White is not a spectral color. It's a perceived color.
The human eye has three kinds of color receptors, commonly called red, green, and blue.
Note that there's no receptor for yellow. A spectral yellow light source will trigger both the red and green receptors in a certain way. We see "yellow" even though we don't have yellow receptors. Any spectrum of light that triggers the same response will also be seen as "yellow". Computer screen and your TV screen manufacturers depend on this spoofing. Those displays only have three kinds of light sources, red, green, and blue. They generate the perception of other colors by emitting a mix of light that triggers the desired response in the human eye.
What about white? White isn't a spectral color.
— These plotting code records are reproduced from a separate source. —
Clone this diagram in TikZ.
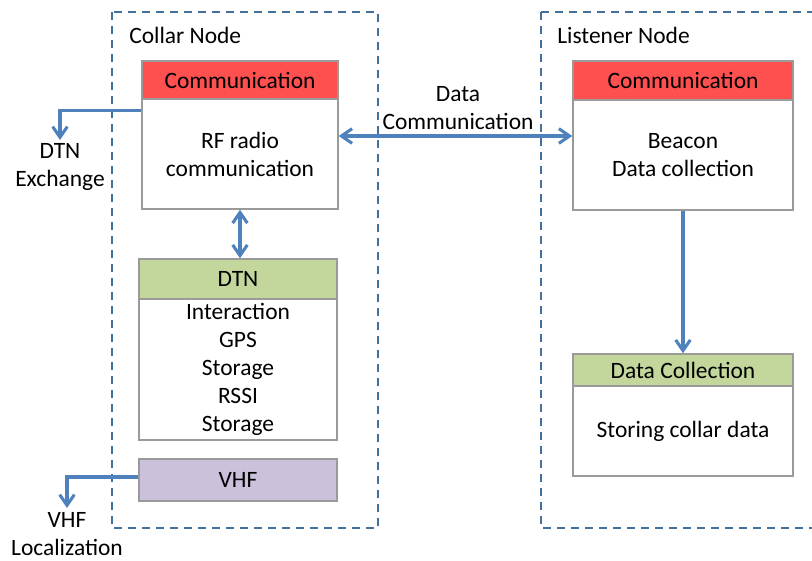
\documentclass[tikz,border=0pt]{standalone}
\usepackage{fontspec}
\setmainfont{Carlito}
\usetikzlibrary{arrows.meta}

\definecolor{hdrred}{HTML}{FF5050}
\definecolor{hdrgreen}{HTML}{C3D69B}
\definecolor{hdrpurple}{HTML}{CCC1DA}
\definecolor{boxgray}{HTML}{9A9A9A}
\definecolor{linkblue}{HTML}{4F81BD}
\definecolor{groupblue}{HTML}{41719C}

\tikzset{
  every node/.style={font=\fontsize{17.6}{21}\selectfont},
  part/.style={draw=boxgray, line width=1.1pt, inner sep=0pt, align=center,
    rectangle, minimum width=#1},
  part/.default=147pt,
  group/.style={draw=groupblue, line width=1.2pt, dash pattern=on 6pt off 4.5pt},
  barb/.tip={Straight Barb[length=8pt,width=11pt,line width=2.3pt]},
  link/.style={draw=linkblue, line width=2.4pt, -barb},
  dlink/.style={draw=linkblue, line width=2.4pt, barb-barb},
  caption/.style={align=center, inner sep=0pt}
}

\begin{document}
\begin{tikzpicture}[x=0.75pt, y=-0.75pt]
\useasboundingbox (0,0) rectangle (812,560);

% grouping frames
\draw[group] (112,12) rectangle (378,528);
\draw[group] (541,12) rectangle (820,528);
\node[anchor=west, inner sep=0pt] (collarlbl) at (129,35) {Collar Node};
\node[anchor=west, inner sep=0pt] (listenlbl) at (557,35) {Listener Node};

% collar node parts
\node[part, fill=hdrred, minimum height=28.5pt] (commhead) at (240,80) {Communication};
\node[part, fill=white, minimum height=82.5pt] (commbody) at (240,154) {RF radio\\communication};
\node[part=148.5pt, fill=hdrgreen, minimum height=30pt] (dtnhead) at (238,279) {DTN};
\node[part=148.5pt, fill=white, minimum height=105.75pt] (dtnbody) at (238,369.5)
  {Interaction\\GPS\\Storage\\RSSI\\Storage};
\node[part=148.5pt, fill=hdrpurple, minimum height=31.5pt] (vhf) at (238,480) {VHF};

% listener node parts
\node[part=165pt, fill=hdrred, minimum height=29.25pt] (lhead) at (683,80.5) {Communication};
\node[part=165pt, fill=white, minimum height=82.5pt] (lbody) at (683,155) {Beacon\\Data collection};
\node[part=165pt, fill=hdrgreen, minimum height=24pt] (dchead) at (683,370) {Data Collection};
\node[part=165pt, fill=white, minimum height=67.5pt] (dcbody) at (683,431) {Storing collar data};

% free ends of the outgoing links
\coordinate (dtnend) at (60,140);
\coordinate (vhfend) at (67,508);

% connectors
\draw[link] ([yshift=-9pt]commbody.north west) -| (dtnend);
\draw[link] ([yshift=2.25pt]vhf.west) -| (vhfend);
\draw[dlink] (commbody.south) -- (commbody.south |- dtnhead.north);
\draw[dlink] ([yshift=13.5pt]commbody.east) -- ([yshift=13.5pt]commbody.east -| lbody.west);
\draw[link] (lbody.south) -- (lbody.south |- dchead.north);

% link captions
\node[caption] (dtnlbl) at (60,167) {DTN\\Exchange};
\node[caption] (vhflbl) at (67,534) {VHF\\Localization};
\node[caption] (datalbl) at (458,108.5) {Data\\Communication};
\end{tikzpicture}
\end{document}
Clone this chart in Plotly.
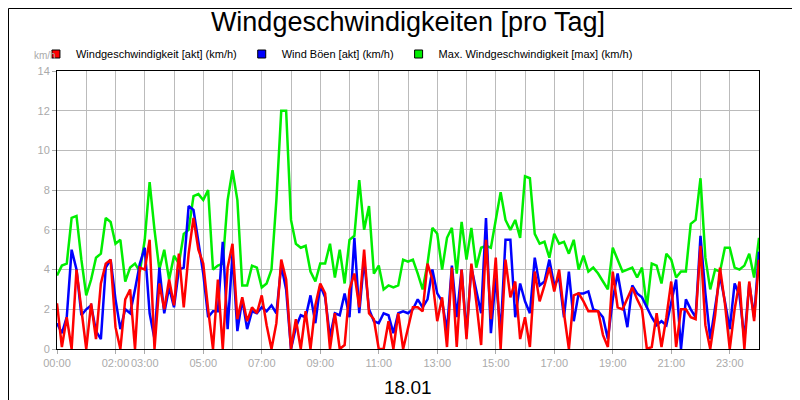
import plotly.graph_objects as go

green = [3.7,4.2,4.3,6.6,6.7,4.5,2.7,3.5,4.6,4.8,6.6,6.4,5.3,5.5,3.4,4.1,4.3,3.9,5.5,8.4,6.0,4.0,5.0,3.5,4.7,4.3,5.8,6.0,7.7,7.8,7.5,8.0,4.0,4.2,4.3,7.5,
         9.0,7.5,3.2,3.2,4.2,4.1,3.1,3.3,4.0,7.5,12.0,12.0,6.5,5.3,5.1,5.2,3.9,3.4,4.3,4.3,5.3,3.6,5.0,3.3,5.5,5.7,8.5,6.0,7.2,3.8,4.2,3.0,3.2,3.1,3.2,4.5,
         4.4,4.5,3.8,3.0,4.3,6.1,5.8,4.0,5.6,6.1,3.8,6.4,4.5,6.1,4.1,5.1,5.2,5.1,6.5,7.9,6.5,6.0,6.5,5.6,8.7,8.6,5.8,5.3,5.4,4.6,5.8,5.3,5.4,4.8,5.5,4.0,
         4.7,3.9,4.1,3.8,3.4,3.0,5.1,4.5,3.9,4.0,4.1,3.6,4.1,2.1,4.3,4.2,3.3,4.8,4.5,3.6,3.9,3.9,6.3,6.5,8.6,4.6,3.0,4.0,3.9,5.1,5.1,4.1,4.0,4.2,4.8,3.6,5.6]
blue = [1.3,0.8,1.6,5.0,4.0,1.7,2.0,2.2,0.9,0.5,4.1,4.5,2.5,1.0,2.0,1.8,3.0,4.3,5.1,1.8,0.5,4.1,1.8,3.1,2.1,4.0,4.1,7.2,7.0,5.3,3.8,1.6,1.9,1.9,5.4,1.0,
        4.8,0.9,2.5,1.0,1.9,1.8,2.1,1.9,2.2,1.8,4.2,3.0,0.0,1.1,1.7,1.6,2.7,1.3,3.2,2.6,0.6,1.8,1.7,2.8,1.6,5.6,1.8,4.5,2.0,1.4,1.3,1.8,1.7,0.8,1.8,1.9,
        1.8,2.0,2.5,2.1,2.5,4.0,2.8,2.4,0.9,4.2,1.6,4.0,0.8,4.1,2.9,1.8,6.6,0.8,3.6,0.8,5.5,5.5,1.6,3.3,2.4,1.8,4.6,3.2,3.4,4.5,3.2,3.6,1.6,3.9,1.4,2.8,
        2.8,2.9,2.0,1.9,1.6,0.5,2.5,3.8,2.4,1.1,3.2,2.8,2.6,2.1,1.6,1.2,1.4,1.2,2.4,3.5,0.0,2.5,2.0,1.6,5.7,2.8,0.5,2.2,3.7,2.4,1.0,3.3,2.7,0.5,3.3,1.6,4.9,2.5]
red = [2.3,0.1,1.6,0.0,4.0,2.0,0.0,2.3,0.5,3.3,4.3,4.5,1.1,0.0,2.5,3.0,0.0,4.1,4.0,5.5,0.0,3.3,2.0,3.5,2.2,4.8,2.1,4.8,6.6,5.0,4.3,2.0,0.0,3.5,0.0,4.1,
       5.3,1.5,2.6,1.4,2.1,1.8,2.7,1.2,0.0,1.3,4.5,3.5,0.0,1.5,0.0,1.9,0.0,2.2,3.3,2.8,0.0,1.8,0.0,0.2,3.0,3.8,2.1,5.0,1.8,1.5,0.0,0.0,1.4,0.0,1.8,0.0,
       1.1,2.1,2.1,1.9,4.3,3.5,1.4,2.6,0.1,4.1,0.1,4.0,0.5,4.3,2.4,0.2,5.5,1.5,4.6,0.0,4.5,2.6,3.4,0.5,1.6,0.1,3.9,2.4,3.2,4.1,2.9,4.0,1.8,0.0,2.7,2.8,
       2.4,1.9,1.9,1.9,0.7,0.1,3.9,2.1,2.0,2.6,3.1,2.5,2.0,0.0,0.1,1.8,0.1,1.6,3.4,0.1,2.0,2.0,1.6,1.5,5.2,1.2,0.0,1.7,4.1,2.3,0.0,2.0,3.4,0.0,3.4,1.4,4.5]
hours = [i / 6 for i in range(len(green))]
tick_hours = [0, 2, 3, 5, 7, 9, 11, 13, 15, 17, 19, 21, 23]
tick_labels = ["00:00", "02:00", "03:00", "05:00", "07:00", "09:00", "11:00", "13:00", "15:00", "17:00", "19:00", "21:00", "23:00"]
names = ["Windgeschwindigkeit [akt] (km/h)", "Wind Böen [akt] (km/h)", "Max. Windgeschwindigkeit [max] (km/h)"]
colors = ["#ff0000", "#0000ff", "#00ee00"]

fig = go.Figure()
for vals, c in [(green, colors[2]), (blue, colors[1]), (red, colors[0])]:
    fig.add_trace(go.Scatter(x=hours, y=vals, mode="lines", line=dict(color=c, width=2.5), showlegend=False))
for n, c in zip(names, colors):
    fig.add_trace(go.Scatter(x=[None], y=[None], mode="markers", name=n,
                             marker=dict(symbol="square", size=8, color=c, line=dict(color="black", width=1))))

W, H = 800, 400
l, r, t, b = 49, 49, 63, 59
pw, ph = W - l - r, H - t - b
fig.update_layout(
    width=W, height=H, margin=dict(l=l, r=r, t=t, b=b, autoexpand=False),
    paper_bgcolor="white", plot_bgcolor="white",
    font=dict(family="Liberation Sans, Arial", color="black"),
    title=dict(text="Windgeschwindigkeiten [pro Tag]", x=0.5, xanchor="center", y=0.99, yanchor="top",
               font=dict(size=27, color="black")),
    legend=dict(orientation="h", x=-0.03, xanchor="left", y=1 + 17 / ph, yanchor="middle",
                font=dict(size=11), bgcolor="rgba(0,0,0,0)", tracegroupgap=0),
    xaxis=dict(range=[0, 24], tickvals=tick_hours, ticktext=tick_labels, showgrid=False, tickangle=0,
               automargin=False,
               ticks="outside", ticklen=4, tickcolor="#aaaaaa", tickfont=dict(size=11, color="#aaaaaa"),
               minor=dict(dtick=1, showgrid=True, gridcolor="#bbbbbb", gridwidth=1),
               showline=True, linecolor="black", linewidth=1, mirror=True, zeroline=False),
    yaxis=dict(range=[0, 14], dtick=2, showgrid=True, gridcolor="#bbbbbb", ticks="outside", ticklen=4,
               automargin=False,
               tickcolor="#aaaaaa", tickfont=dict(size=11, color="#aaaaaa"),
               showline=True, linecolor="black", linewidth=1, mirror=True, zeroline=False),
    annotations=[
        dict(text="km/h", xref="paper", yref="paper", x=-12 / pw, y=1 + 15 / ph, showarrow=False,
             xanchor="center", yanchor="middle", font=dict(size=10, color="#aaaaaa")),
        dict(text="18.01", xref="paper", yref="paper", x=0.5, y=-38 / ph, showarrow=False,
             xanchor="center", yanchor="middle", font=dict(size=19, color="black")),
    ],
    shapes=[dict(type="rect", xref="paper", yref="paper",
                 x0=(-l + 0.5) / pw, x1=(pw + r - 0.5) / pw, y0=(-b + 0.5) / ph, y1=(ph + t - 0.5) / ph,
                 line=dict(color="black", width=1))],
)
fig.write_html("out.html")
There's no point on the spectrum that you could label as "white". White is a mixture of colors such that our eyes and brain can't distinguish which of red, green, or blue is the winner. Just as any mix of colors that trigger our eyes and mind to see "yellow" will be perceived as "yellow", so will any mixture of colors that trigger the same responses in our eye.
Aside:
There is a mistake in the above image in the labels "bluish purple" and "purplish blue". That should be "blue-violet" and "violet-blue" (or possibly "indigo"). Purple is a beast of a very different color. It is a non-spectral color. The spectrum is just that, a linear range. Our eyes don't perceive it as such. We view color as a wheel, with blue circling back to red via the purples.